Un autre exemple avec les véhicules autonomes dont je m’occupe. Aujourd’hui on discerne encore mal comment tout cela pourra fonctionner même si l’on pressent que le meilleur créneau de marché sera celui des usages partagés puisqu’il est plus facile de partager des véhicules autonomes que des véhicules conducteurs.  A terme, lorsque le marché aura fait son œuvre, les coûts de fonctionnement seront réduits mais là aussi, il va falloir trouver des modèles de gestion de flotte : dire qui gagne, combien, où, quoi, dans quelle chaîne de valeur et sans doute avec des acteurs différents, en particulier les collectivités locales et les opérateurs de transports

Pierre Aubouin – Pour finir, quels sont les invariants, les fondamentaux, et quelles règles d’airain que vous souhaiteriez rappeler en termes de mobilité ?

Anne-Marie Idrac – Une des erreurs à ne pas commettre est de penser que la solution réside dans la gratuité. Je persiste à croire que ce n’est absolument pas ce qu’il faut faire. Il faut plus d’argent et non pas moins.

Un autre fondamental, selon moi, est que c’est le territoire qui détermine les mobilités. Sans un schéma d’aménagement du territoire qui tend vers la densité, vers le rassemblement, on assoie et on encourage le règne de la voiture.
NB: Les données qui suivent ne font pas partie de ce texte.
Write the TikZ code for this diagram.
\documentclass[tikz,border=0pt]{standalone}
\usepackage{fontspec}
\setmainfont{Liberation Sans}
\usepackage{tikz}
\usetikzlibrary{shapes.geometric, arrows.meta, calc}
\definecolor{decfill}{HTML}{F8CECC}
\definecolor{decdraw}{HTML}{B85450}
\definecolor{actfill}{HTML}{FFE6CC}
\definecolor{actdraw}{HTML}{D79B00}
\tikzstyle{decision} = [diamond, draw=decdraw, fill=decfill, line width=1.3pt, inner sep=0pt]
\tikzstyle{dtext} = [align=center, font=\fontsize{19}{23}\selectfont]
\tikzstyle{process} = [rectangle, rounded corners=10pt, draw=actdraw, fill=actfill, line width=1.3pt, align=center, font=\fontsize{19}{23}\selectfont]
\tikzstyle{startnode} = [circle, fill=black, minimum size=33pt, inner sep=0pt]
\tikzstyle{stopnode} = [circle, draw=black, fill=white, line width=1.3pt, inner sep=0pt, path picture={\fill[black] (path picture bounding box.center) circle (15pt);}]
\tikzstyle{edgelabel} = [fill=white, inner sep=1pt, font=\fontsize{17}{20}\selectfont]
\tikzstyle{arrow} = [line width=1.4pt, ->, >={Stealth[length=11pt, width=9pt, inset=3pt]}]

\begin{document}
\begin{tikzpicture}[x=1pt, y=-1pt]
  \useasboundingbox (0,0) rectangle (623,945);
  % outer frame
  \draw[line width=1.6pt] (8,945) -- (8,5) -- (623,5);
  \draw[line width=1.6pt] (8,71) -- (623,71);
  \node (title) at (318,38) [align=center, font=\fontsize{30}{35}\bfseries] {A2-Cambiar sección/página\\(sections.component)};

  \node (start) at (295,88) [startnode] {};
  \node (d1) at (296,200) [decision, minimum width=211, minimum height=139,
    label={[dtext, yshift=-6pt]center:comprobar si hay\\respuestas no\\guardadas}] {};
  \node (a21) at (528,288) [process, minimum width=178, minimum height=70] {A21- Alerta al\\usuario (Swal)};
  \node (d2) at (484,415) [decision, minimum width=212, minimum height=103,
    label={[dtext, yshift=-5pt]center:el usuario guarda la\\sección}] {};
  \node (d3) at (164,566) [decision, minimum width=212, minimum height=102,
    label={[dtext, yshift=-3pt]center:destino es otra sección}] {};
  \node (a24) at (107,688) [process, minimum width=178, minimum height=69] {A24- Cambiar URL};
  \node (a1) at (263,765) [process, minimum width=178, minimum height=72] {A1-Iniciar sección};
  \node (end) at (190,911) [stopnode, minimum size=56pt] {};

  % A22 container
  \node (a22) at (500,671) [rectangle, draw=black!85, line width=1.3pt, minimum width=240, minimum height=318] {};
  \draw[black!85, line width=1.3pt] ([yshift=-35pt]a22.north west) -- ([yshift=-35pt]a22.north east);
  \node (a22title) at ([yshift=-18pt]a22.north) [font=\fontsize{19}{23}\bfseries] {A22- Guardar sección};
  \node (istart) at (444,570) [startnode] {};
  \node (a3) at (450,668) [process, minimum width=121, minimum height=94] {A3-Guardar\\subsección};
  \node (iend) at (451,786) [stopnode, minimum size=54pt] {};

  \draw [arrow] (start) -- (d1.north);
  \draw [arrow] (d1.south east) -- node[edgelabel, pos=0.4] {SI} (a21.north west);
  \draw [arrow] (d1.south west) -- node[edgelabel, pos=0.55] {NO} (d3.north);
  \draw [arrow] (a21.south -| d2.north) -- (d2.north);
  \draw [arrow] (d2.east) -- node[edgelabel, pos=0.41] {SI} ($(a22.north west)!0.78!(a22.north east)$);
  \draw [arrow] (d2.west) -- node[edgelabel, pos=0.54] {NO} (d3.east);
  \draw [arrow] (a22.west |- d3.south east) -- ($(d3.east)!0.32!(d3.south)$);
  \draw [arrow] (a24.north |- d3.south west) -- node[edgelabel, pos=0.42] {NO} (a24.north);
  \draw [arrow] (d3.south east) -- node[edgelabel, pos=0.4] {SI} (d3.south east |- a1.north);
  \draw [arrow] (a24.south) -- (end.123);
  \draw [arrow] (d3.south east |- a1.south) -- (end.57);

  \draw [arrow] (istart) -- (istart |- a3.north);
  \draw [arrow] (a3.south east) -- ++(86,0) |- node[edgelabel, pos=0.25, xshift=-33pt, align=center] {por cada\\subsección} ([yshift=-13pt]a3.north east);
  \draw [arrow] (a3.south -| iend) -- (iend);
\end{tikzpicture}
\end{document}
J’attends de la loi d’orientation des mobilités (LOM) qu’elle nous donne très vite des outils juridiques, et que vous, la Caisse des Dépôts, vous puissiez vous en saisir pour proposer de nouveaux montages économiques et sociaux. Il est primordial de réfléchir sur le meilleur usage et la tarification qui permettront de répondre vraiment aux besoins des citoyens, et de développer des projets intelligents, en particulier dans les zones où cela est moins évident. C’est plus aisé à faire là où il y a de la densité, de la richesse mais ce n’est justement pas pour cela que la Caisse des Dépôts est au travail. Elle est au contraire au service du développement de tous les territoires et toutes les populations pour lesquels il est plus difficile de trouver les solutions ad hoc.